Short exercise
Return only those lines from the line containing "Give me the D3.js source for this chart." to the line containing "70.56, 70.56, 70.56];", both included, and please omit the pictures.

Given records

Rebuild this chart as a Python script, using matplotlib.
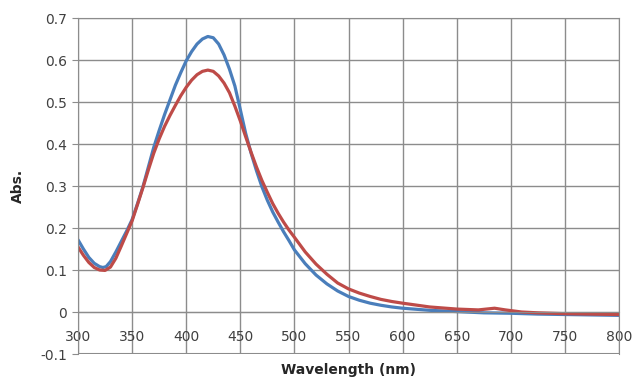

---

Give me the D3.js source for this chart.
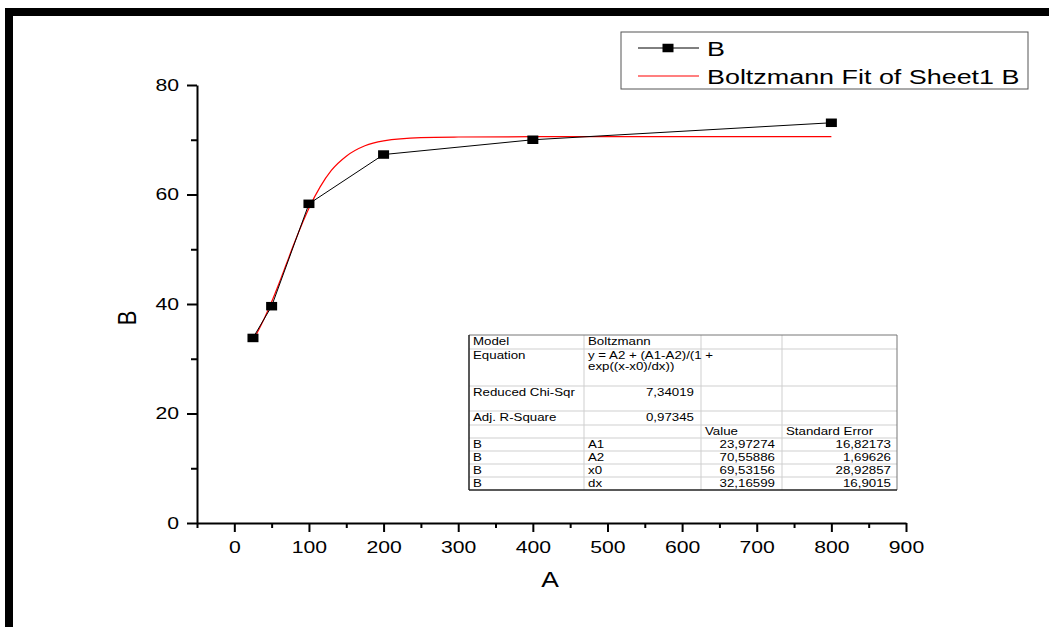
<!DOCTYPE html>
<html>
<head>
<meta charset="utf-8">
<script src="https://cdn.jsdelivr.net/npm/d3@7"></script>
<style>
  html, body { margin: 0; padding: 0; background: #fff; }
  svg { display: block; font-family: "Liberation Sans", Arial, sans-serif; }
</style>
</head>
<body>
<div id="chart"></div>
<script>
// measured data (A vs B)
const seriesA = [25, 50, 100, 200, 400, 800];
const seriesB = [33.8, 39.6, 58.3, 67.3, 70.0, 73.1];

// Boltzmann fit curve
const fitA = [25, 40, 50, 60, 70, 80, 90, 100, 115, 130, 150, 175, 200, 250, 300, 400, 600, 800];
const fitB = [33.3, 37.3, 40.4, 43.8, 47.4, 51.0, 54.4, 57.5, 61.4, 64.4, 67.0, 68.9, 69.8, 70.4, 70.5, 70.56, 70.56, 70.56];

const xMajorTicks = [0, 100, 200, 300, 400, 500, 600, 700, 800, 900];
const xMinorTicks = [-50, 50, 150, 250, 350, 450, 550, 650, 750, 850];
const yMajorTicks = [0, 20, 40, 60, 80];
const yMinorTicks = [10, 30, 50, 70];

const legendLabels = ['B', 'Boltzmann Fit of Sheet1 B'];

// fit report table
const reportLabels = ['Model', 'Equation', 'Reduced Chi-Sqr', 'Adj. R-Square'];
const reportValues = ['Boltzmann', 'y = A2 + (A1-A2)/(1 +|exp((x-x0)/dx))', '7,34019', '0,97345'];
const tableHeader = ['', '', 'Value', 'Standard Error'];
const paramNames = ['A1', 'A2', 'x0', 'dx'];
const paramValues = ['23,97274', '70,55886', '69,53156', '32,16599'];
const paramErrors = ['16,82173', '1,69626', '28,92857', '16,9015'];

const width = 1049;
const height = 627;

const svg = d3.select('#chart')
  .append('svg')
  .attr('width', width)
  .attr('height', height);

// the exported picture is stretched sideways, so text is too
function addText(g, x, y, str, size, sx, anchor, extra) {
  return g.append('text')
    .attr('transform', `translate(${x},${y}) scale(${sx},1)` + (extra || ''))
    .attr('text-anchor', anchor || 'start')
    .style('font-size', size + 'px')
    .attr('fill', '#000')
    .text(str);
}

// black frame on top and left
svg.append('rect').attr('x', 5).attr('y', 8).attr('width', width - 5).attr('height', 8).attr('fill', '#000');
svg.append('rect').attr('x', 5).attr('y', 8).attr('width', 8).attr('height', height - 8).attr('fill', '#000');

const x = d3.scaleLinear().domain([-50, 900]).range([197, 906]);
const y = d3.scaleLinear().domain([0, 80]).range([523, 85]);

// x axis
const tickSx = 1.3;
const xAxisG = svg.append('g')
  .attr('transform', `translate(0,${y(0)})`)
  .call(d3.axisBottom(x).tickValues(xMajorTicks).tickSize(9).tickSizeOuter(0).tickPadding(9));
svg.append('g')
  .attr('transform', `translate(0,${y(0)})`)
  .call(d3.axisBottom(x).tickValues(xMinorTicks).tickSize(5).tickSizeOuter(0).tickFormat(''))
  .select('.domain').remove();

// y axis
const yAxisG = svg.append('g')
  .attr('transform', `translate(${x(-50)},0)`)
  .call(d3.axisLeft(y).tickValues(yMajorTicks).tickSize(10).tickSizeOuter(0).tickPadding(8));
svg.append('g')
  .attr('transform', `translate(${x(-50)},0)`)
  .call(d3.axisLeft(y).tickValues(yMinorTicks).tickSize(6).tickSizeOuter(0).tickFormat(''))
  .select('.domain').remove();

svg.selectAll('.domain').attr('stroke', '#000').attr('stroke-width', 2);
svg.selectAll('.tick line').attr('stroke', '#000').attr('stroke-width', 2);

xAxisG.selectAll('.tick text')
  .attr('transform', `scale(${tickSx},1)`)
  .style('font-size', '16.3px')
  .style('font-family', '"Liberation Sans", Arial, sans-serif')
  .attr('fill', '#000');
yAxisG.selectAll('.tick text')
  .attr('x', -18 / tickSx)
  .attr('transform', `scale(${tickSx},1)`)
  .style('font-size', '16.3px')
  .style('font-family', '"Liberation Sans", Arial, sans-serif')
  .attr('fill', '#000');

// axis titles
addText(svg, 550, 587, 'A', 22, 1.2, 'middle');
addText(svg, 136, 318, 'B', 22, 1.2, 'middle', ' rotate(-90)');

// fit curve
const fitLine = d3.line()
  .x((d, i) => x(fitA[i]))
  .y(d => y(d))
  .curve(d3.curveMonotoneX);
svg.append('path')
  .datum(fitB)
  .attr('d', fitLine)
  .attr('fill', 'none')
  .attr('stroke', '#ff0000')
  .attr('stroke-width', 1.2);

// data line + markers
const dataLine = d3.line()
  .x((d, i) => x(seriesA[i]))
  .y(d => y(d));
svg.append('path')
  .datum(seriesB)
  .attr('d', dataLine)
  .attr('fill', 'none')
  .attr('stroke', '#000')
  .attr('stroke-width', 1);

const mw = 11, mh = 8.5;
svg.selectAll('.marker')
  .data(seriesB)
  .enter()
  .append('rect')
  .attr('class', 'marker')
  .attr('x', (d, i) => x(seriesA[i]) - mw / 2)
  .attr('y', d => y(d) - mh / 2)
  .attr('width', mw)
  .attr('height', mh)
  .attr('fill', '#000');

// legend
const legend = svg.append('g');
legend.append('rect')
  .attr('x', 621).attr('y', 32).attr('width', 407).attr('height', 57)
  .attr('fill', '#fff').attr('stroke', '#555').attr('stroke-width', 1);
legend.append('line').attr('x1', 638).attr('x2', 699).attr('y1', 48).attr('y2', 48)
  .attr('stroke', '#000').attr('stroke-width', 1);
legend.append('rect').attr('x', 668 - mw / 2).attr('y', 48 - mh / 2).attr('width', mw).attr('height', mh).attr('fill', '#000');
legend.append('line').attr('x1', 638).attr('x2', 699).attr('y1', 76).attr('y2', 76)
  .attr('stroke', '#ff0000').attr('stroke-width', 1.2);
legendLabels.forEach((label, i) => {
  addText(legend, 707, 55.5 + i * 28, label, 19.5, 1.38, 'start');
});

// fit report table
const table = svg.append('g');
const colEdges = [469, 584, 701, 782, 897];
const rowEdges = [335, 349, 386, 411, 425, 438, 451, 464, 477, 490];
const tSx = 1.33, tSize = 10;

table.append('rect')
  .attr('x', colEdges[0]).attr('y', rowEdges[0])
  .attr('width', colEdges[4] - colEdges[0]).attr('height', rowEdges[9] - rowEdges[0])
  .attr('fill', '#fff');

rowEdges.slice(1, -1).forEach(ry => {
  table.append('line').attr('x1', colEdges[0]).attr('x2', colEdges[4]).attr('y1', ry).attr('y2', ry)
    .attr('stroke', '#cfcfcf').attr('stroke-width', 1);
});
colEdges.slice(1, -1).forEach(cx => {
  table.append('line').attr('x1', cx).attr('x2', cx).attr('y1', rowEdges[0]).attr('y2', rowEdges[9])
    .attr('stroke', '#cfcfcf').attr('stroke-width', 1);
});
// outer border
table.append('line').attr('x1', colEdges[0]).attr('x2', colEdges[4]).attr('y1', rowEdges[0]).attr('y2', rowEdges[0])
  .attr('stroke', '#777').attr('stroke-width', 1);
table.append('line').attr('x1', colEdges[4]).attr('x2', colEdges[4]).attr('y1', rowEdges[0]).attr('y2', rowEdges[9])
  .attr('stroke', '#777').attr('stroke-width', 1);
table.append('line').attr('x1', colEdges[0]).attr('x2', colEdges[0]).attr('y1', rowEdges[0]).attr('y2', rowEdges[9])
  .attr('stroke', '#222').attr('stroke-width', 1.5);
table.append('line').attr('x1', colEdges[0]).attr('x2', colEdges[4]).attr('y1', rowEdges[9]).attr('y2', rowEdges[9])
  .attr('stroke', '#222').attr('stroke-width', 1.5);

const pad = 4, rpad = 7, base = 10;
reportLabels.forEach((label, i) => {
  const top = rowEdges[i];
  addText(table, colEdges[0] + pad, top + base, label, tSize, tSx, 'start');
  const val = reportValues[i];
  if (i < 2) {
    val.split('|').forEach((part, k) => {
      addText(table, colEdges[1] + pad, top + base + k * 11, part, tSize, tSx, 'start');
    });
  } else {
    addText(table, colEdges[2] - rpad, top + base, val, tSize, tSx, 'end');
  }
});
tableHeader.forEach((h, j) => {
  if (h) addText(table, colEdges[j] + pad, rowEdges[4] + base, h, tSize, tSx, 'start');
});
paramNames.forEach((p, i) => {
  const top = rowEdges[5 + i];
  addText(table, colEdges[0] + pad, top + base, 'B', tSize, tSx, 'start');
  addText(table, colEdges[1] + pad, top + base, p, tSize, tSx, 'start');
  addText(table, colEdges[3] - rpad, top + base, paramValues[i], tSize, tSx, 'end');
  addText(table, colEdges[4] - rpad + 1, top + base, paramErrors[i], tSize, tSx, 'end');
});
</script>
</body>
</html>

Final result
Give me the D3.js source for this chart.
<!DOCTYPE html>
<html>
<head>
<meta charset="utf-8">
<script src="https://cdn.jsdelivr.net/npm/d3@7"></script>
<style>
  html, body { margin: 0; padding: 0; background: #fff; }
  svg { display: block; font-family: "Liberation Sans", Arial, sans-serif; }
</style>
</head>
<body>
<div id="chart"></div>
<script>
// measured data (A vs B)
const seriesA = [25, 50, 100, 200, 400, 800];
const seriesB = [33.8, 39.6, 58.3, 67.3, 70.0, 73.1];

// Boltzmann fit curve
const fitA = [25, 40, 50, 60, 70, 80, 90, 100, 115, 130, 150, 175, 200, 250, 300, 400, 600, 800];
const fitB = [33.3, 37.3, 40.4, 43.8, 47.4, 51.0, 54.4, 57.5, 61.4, 64.4, 67.0, 68.9, 69.8, 70.4, 70.5, 70.56, 70.56, 70.56];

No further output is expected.